Let's get started by reading in and plotting a data set with pyECAP

In [None]:
import pyeCAP

In [None]:
# uncomment this code to download and unzip tdt tanks from web hosting urls

import requests
from tqdm import tqdm
import zipfile
import os

# Download the example data into the current directory
# This may take a while since the files are large
urls = ['https://gin.g-node.org/Jtrevathan/pyeCAP/raw/master/data/pnpig191126-191204-174838.zip',
        'https://gin.g-node.org/Jtrevathan/pyeCAP/raw/master/data/pnpig191126-191204-175046.zip']
for url in urls:
    response = requests.get(url, stream=True)
    total_size_in_bytes= int(response.headers.get('content-length', 0))
    block_size = 1024 #1 Kibibyte
    progress_bar = tqdm(total=total_size_in_bytes, unit='iB', unit_scale=True)
    with open(f'{url.split("/")[-1]}', "wb") as f:
        for block in response.iter_content(block_size):
            progress_bar.update(len(block))
            f.write(block)
    progress_bar.close()
    if total_size_in_bytes != 0 and progress_bar.n != total_size_in_bytes:
        raise Exception("File download failed.")
        
print("Files Downloaded! - Unzipping.")

for url in urls:
    with zipfile.ZipFile(f'{url.split("/")[-1]}', 'r') as z:
        z.extractall(f'./')
    os.remove(f'{url.split("/")[-1]}')
print("Files Unzipped Successfully!")

We will import a data set collected with a Tucker Davis Technologies (TDT) recording system. This is called a TDT tank and is stored as a directory containing a set of related files. 

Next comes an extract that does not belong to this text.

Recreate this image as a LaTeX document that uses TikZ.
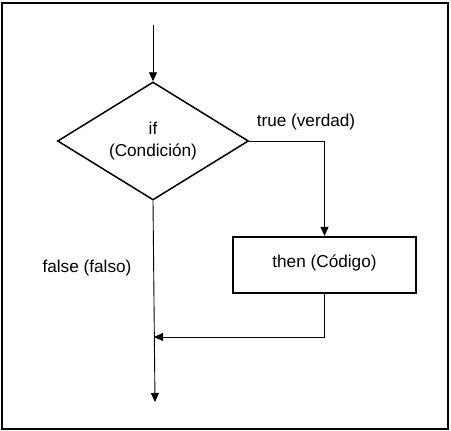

Note that importing the data set is near instantaneous. This is because instantiating an instance of the Ephys class merely creates a mapping to the data stored on your hard disk and does not actually read the data into memory.

In [None]:
# path to directory containing the TDT tank
directory = r"pnpig191126-191204-174838"
data = pyeCAP.Ephys(directory)

Next we can create a simple plot of the first 5 seconds of data on all of the channels in this data set.

Once again plotting of the data should be quite fast since, since only the data necesary to make the requested plot will be accessed.

In [None]:
data.plot(x_lim=(0, 5))